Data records
####################

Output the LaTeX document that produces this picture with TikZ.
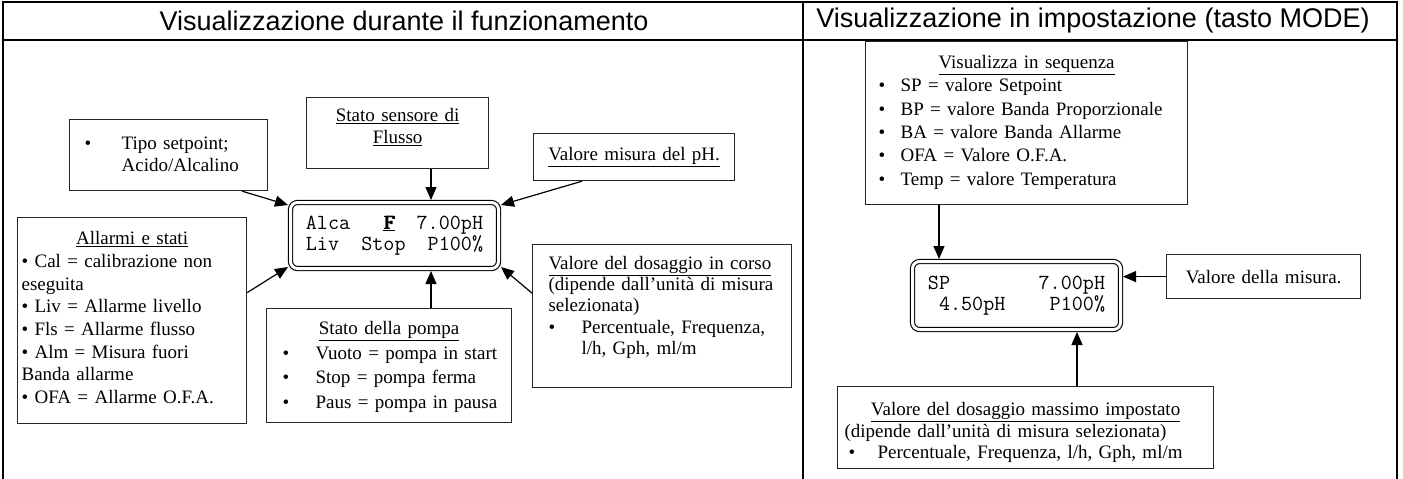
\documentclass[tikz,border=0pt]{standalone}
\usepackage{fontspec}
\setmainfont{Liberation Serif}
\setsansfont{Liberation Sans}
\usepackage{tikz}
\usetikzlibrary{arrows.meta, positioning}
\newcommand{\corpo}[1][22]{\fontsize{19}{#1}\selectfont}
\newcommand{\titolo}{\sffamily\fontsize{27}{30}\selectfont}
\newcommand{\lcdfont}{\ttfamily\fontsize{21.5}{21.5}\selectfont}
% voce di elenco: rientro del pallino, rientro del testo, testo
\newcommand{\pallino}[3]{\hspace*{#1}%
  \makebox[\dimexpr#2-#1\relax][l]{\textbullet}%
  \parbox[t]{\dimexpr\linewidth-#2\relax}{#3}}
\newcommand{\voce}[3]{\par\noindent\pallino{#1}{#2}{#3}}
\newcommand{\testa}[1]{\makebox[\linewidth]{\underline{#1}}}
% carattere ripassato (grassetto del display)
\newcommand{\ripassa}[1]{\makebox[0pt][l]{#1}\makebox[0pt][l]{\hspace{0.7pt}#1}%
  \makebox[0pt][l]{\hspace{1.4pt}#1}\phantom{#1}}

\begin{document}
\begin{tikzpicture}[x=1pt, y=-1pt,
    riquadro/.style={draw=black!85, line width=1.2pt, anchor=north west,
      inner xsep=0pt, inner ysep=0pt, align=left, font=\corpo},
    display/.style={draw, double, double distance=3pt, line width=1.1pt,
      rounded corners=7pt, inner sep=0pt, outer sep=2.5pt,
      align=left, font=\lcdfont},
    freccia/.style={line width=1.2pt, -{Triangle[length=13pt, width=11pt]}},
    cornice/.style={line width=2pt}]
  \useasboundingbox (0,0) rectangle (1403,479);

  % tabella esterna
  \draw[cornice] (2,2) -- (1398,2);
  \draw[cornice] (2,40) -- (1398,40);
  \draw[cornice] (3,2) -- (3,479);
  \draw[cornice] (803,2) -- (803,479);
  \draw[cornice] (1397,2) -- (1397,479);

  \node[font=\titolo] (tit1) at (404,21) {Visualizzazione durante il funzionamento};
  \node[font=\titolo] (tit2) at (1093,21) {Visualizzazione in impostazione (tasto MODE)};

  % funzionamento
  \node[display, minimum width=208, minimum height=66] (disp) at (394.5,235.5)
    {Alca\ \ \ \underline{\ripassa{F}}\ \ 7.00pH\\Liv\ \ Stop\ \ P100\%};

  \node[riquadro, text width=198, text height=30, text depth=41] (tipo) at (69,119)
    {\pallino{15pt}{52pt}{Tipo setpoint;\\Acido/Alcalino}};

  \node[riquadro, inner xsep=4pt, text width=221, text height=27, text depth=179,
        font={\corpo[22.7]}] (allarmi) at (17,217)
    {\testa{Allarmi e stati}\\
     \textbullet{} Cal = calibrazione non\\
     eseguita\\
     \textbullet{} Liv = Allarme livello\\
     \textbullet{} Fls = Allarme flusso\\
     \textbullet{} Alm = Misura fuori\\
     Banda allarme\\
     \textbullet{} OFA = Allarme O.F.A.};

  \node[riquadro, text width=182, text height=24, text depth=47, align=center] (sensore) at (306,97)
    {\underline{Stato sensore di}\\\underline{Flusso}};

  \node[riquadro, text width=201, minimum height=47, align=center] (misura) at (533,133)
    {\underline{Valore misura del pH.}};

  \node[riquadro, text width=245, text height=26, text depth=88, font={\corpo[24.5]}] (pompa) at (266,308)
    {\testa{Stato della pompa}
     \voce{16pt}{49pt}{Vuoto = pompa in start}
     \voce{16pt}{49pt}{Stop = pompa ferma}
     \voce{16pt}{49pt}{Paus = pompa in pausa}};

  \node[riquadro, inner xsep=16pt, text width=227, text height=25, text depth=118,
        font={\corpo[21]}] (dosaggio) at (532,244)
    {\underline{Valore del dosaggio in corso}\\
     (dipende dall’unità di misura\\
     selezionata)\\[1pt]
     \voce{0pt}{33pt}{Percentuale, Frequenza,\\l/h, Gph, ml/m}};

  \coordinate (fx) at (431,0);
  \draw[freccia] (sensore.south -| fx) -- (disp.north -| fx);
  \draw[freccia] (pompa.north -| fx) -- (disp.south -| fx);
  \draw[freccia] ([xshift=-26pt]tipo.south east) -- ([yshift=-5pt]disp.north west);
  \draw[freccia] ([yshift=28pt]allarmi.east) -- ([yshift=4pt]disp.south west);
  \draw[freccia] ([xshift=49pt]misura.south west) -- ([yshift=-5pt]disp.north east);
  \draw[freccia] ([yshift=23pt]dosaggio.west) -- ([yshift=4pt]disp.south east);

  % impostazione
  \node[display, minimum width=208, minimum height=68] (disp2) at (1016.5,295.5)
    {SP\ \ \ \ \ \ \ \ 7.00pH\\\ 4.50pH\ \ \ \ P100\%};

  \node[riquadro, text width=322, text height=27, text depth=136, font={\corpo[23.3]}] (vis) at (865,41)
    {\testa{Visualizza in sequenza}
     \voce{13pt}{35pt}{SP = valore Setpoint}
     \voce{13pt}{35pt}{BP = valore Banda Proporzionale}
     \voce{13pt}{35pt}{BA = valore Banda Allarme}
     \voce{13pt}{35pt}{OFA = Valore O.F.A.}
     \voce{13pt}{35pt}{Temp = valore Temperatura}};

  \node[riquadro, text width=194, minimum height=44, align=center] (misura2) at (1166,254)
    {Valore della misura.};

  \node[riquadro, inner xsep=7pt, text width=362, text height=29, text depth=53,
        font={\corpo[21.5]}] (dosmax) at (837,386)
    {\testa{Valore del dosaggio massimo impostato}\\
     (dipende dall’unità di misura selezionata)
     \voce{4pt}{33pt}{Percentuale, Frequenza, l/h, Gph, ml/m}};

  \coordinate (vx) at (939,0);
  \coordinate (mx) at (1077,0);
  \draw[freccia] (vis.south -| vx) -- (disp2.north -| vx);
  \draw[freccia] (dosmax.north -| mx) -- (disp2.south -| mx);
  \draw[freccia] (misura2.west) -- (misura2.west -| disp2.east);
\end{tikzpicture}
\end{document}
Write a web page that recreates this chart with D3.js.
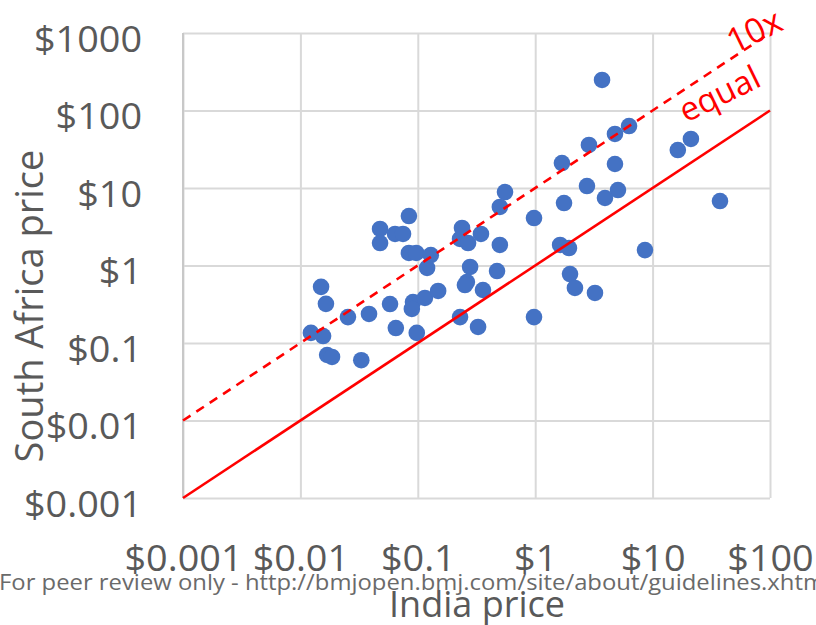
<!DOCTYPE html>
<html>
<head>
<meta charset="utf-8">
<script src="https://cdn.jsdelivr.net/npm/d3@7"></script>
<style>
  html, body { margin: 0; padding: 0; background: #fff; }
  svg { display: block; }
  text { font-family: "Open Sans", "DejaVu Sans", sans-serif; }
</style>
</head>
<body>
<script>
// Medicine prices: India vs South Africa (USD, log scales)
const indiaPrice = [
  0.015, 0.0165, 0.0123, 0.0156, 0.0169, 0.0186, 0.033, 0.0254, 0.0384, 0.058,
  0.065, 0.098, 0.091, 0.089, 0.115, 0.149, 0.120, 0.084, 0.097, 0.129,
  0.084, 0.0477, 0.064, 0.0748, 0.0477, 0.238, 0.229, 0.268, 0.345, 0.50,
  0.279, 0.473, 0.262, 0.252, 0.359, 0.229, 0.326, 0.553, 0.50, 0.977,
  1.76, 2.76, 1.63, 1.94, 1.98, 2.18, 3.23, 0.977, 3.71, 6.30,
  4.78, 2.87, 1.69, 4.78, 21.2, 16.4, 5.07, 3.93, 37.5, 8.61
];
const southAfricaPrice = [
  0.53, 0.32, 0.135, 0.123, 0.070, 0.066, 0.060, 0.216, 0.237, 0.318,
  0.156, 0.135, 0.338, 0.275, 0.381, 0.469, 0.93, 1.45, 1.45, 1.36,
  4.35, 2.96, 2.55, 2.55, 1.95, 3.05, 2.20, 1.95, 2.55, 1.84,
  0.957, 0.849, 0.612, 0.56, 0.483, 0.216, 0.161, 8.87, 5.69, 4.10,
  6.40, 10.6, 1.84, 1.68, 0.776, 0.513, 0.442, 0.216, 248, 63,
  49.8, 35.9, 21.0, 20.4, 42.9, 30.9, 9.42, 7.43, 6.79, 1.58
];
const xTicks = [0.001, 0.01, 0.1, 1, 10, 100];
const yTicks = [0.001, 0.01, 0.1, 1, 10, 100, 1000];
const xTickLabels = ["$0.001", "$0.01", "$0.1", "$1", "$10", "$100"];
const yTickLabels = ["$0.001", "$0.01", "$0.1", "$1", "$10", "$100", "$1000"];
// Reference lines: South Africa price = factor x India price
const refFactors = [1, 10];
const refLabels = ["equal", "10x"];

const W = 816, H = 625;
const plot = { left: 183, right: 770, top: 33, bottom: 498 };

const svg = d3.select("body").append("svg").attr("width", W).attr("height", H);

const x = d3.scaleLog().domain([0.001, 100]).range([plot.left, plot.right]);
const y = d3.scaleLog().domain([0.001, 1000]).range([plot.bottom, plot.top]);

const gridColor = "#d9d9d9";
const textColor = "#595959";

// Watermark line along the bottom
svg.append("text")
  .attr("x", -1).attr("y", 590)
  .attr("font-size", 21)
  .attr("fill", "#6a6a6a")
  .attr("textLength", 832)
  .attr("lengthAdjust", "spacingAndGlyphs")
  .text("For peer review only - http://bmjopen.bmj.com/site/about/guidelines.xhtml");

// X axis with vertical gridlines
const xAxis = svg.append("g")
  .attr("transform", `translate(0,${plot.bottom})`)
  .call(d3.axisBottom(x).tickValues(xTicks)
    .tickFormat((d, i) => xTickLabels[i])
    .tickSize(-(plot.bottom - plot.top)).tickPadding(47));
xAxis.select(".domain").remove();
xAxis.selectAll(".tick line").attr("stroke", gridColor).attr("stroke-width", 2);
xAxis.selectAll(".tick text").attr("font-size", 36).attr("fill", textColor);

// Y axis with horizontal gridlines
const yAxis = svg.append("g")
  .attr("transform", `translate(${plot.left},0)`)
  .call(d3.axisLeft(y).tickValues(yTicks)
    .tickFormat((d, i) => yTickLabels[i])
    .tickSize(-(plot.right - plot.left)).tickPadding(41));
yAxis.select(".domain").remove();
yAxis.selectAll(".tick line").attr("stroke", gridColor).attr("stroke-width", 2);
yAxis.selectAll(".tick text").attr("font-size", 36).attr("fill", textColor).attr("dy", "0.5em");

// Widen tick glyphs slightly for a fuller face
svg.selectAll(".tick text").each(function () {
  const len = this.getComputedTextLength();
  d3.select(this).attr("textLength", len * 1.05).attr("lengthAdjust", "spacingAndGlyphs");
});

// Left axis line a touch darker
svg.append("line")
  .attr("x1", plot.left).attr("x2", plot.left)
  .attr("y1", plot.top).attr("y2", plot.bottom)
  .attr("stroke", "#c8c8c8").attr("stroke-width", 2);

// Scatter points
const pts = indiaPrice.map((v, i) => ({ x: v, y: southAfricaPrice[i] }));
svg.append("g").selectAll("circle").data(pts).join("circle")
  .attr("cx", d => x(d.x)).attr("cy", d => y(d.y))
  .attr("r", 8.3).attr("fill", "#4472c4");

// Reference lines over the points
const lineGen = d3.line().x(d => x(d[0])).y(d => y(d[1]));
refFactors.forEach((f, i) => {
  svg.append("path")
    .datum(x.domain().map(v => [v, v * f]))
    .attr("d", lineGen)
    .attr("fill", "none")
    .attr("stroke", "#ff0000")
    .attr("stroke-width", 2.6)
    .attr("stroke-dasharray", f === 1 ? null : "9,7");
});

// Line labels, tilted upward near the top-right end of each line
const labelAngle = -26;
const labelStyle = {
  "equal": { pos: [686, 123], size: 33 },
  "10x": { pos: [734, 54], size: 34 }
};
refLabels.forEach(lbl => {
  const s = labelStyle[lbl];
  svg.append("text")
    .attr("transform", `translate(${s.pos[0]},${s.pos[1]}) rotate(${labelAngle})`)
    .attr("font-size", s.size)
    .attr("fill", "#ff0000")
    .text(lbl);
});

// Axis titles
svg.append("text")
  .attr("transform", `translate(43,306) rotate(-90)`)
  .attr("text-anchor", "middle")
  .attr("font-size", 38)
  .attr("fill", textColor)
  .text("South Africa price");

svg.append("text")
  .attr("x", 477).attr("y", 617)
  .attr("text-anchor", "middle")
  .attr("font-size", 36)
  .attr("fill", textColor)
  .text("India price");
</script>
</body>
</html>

####################

Look through the records and gather each line with the word "that".

Response to this task »
Output the LaTeX document that produces this picture with TikZ.
Write a web page that recreates this chart with D3.js.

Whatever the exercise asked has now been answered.